*TASK STATEMENT*
Find all lines in the listing that include the word "this", then copy them.

Source code of charts:
__________________________________________________

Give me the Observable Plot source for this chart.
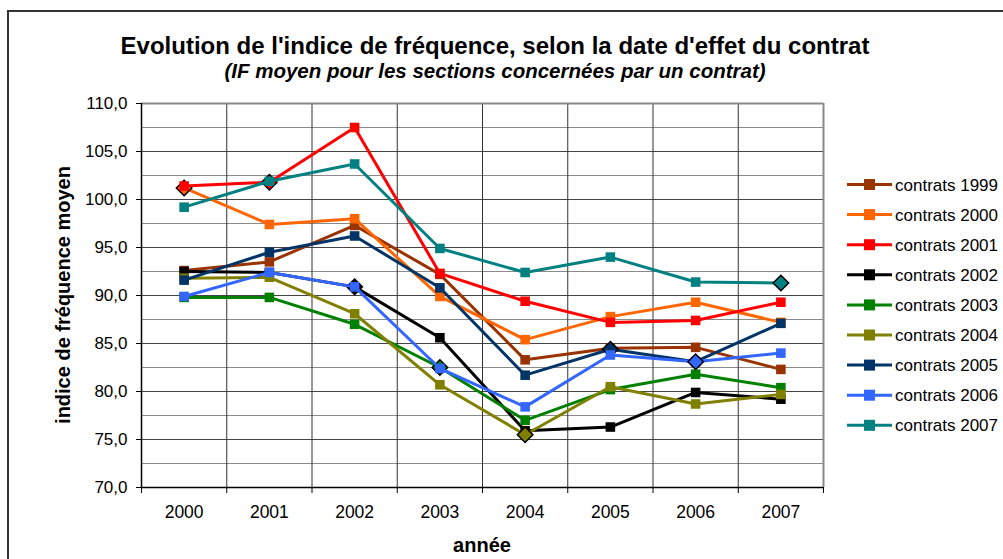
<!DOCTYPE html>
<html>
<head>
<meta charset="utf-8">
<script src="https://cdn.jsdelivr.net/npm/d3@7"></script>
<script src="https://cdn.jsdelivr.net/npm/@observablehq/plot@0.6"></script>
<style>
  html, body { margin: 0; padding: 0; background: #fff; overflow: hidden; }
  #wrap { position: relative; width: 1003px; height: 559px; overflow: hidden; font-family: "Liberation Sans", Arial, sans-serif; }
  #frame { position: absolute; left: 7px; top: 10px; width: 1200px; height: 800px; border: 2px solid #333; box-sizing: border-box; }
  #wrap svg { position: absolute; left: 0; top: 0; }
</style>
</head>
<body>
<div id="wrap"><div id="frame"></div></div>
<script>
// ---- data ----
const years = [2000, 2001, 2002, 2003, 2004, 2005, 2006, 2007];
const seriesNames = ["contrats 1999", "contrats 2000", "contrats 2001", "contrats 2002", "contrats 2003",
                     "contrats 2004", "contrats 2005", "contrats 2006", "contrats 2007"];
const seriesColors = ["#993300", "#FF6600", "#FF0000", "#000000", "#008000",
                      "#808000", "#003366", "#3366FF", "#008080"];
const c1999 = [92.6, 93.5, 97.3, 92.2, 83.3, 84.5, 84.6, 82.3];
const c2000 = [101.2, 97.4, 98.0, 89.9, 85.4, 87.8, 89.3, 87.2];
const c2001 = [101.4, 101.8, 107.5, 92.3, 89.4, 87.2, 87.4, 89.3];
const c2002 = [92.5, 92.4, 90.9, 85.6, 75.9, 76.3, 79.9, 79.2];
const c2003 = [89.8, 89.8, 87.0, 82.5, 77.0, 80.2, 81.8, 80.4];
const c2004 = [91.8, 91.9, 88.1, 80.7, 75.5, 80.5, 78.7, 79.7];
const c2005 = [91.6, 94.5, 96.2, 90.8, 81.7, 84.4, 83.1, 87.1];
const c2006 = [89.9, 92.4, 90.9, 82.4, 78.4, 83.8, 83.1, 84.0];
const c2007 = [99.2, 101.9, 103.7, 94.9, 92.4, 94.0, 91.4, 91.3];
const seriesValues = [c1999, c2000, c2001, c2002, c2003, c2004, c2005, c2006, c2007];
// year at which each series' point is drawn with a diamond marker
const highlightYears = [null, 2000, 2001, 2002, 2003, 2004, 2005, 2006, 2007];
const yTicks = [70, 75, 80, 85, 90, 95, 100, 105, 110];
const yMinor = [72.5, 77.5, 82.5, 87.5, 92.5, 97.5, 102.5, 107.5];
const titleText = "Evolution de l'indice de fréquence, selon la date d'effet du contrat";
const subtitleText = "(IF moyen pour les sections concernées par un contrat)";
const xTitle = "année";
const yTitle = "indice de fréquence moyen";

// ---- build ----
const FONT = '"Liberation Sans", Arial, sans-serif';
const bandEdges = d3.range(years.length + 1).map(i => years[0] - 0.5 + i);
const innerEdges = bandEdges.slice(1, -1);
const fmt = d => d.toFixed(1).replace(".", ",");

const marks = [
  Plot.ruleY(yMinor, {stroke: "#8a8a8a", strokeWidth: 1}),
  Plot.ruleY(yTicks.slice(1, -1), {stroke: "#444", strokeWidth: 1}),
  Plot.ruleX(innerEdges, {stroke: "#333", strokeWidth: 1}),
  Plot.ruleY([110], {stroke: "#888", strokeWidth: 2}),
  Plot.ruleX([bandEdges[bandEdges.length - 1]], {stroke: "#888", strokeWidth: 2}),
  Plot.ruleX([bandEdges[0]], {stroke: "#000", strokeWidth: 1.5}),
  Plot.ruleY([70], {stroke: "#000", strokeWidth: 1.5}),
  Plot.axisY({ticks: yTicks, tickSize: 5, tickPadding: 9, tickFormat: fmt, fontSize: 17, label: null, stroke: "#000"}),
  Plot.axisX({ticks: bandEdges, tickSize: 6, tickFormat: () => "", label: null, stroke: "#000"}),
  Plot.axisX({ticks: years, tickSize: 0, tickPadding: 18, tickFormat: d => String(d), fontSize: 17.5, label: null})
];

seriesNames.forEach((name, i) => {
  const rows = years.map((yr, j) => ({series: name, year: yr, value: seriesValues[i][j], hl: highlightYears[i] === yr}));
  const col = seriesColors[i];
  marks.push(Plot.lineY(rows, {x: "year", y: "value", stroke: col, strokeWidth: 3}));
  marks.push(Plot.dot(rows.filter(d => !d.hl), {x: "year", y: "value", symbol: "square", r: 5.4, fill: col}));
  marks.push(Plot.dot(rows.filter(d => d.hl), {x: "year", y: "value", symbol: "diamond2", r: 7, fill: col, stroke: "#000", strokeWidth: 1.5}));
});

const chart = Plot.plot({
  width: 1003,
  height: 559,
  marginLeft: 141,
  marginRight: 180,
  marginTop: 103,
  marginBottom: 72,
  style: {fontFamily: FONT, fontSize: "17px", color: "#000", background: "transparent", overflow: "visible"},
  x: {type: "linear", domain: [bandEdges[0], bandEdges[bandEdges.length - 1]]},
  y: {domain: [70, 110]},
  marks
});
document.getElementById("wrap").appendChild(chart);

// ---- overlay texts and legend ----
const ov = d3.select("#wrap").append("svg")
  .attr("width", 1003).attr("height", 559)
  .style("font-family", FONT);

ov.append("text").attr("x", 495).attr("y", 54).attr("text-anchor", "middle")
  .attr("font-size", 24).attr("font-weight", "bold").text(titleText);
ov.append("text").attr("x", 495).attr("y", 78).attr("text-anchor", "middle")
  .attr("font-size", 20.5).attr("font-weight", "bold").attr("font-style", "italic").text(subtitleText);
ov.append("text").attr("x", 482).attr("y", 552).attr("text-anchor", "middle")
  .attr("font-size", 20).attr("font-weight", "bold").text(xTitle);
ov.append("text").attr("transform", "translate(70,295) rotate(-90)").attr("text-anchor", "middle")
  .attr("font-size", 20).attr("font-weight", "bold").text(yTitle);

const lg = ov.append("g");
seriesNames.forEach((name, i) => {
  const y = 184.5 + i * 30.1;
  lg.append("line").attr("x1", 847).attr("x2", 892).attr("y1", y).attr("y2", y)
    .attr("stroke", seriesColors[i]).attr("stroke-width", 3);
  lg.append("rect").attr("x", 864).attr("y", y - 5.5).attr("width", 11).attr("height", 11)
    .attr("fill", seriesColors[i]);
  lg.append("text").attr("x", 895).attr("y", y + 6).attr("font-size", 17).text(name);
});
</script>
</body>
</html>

__________________________________________________

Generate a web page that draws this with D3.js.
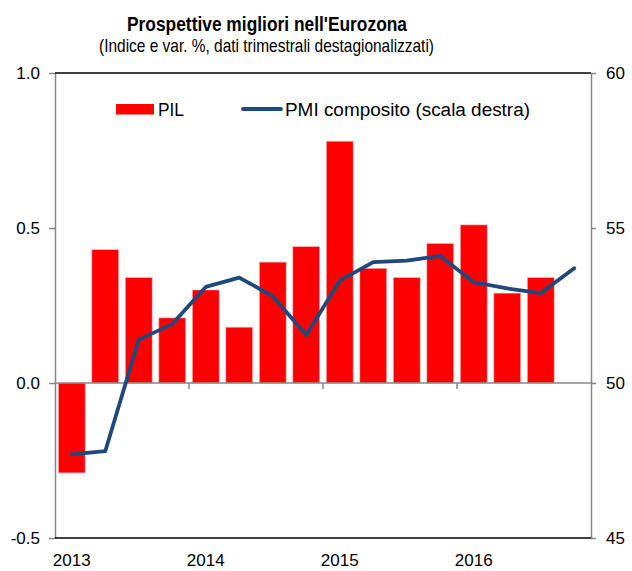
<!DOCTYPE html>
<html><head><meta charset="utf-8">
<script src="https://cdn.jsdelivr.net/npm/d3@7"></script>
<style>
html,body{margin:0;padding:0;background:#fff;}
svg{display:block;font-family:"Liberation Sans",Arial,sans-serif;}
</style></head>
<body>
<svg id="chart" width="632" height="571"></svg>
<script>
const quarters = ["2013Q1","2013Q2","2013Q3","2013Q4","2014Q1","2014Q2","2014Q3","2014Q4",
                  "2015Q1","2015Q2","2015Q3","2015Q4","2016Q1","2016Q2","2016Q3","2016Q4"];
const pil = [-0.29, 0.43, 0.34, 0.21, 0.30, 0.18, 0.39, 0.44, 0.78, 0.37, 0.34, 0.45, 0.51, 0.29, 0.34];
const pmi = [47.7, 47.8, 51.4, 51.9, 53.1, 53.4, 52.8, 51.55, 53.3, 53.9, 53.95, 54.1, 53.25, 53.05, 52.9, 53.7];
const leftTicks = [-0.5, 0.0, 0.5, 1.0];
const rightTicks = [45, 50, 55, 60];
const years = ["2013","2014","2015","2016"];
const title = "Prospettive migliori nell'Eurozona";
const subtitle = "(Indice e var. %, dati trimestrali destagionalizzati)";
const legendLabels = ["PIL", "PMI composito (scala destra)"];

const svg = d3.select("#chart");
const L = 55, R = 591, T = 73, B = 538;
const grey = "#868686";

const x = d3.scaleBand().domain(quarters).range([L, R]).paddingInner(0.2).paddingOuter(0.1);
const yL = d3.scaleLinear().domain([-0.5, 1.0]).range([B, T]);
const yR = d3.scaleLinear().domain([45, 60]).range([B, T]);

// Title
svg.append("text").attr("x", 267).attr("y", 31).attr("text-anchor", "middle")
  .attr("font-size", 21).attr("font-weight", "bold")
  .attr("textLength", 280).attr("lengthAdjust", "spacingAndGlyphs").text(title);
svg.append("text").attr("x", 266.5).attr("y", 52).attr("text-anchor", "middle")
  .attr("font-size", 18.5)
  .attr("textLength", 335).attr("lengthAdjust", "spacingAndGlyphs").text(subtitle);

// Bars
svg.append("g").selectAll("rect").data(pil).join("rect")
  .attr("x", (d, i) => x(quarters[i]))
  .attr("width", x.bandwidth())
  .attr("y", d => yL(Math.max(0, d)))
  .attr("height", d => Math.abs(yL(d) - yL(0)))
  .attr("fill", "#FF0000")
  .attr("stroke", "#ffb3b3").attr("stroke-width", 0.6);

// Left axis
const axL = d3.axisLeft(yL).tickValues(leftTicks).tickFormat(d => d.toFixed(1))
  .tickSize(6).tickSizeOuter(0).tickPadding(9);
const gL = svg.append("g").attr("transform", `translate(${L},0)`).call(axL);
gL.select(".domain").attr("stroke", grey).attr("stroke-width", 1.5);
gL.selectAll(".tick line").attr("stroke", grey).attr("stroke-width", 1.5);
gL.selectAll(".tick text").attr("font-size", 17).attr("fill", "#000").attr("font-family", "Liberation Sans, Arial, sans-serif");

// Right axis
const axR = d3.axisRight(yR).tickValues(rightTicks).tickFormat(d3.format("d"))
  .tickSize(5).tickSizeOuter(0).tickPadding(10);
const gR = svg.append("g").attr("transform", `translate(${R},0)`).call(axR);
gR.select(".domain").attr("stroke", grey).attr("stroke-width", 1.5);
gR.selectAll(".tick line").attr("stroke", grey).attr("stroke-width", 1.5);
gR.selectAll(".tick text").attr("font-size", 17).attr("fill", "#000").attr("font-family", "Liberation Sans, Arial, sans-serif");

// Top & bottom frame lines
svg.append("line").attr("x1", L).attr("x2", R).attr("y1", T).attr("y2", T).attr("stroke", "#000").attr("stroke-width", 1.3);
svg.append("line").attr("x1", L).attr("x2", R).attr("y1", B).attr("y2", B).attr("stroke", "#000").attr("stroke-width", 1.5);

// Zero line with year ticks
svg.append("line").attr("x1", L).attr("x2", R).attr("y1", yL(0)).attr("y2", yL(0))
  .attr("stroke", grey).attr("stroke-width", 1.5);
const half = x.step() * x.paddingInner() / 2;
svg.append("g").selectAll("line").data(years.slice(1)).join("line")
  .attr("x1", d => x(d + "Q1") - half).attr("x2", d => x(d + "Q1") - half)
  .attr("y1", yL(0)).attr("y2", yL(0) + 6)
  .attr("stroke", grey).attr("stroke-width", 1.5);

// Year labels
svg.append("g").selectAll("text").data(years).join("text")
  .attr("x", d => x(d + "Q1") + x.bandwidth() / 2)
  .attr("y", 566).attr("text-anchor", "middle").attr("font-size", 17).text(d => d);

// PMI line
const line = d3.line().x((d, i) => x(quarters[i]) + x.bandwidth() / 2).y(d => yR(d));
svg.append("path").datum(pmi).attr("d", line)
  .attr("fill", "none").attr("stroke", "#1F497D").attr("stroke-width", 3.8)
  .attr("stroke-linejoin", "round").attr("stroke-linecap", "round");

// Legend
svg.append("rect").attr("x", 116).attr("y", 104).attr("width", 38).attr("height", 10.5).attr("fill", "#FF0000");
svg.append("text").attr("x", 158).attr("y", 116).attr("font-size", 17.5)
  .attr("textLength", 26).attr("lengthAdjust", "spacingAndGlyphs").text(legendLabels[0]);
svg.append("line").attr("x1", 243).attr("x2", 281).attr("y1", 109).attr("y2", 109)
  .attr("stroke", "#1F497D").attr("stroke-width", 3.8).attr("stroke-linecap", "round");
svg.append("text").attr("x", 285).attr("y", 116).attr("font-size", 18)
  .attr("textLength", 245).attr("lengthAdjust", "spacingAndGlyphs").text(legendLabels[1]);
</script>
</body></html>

__________________________________________________

*ANSWER TO THE TASK*
Give me the Observable Plot source for this chart.
Generate a web page that draws this with D3.js.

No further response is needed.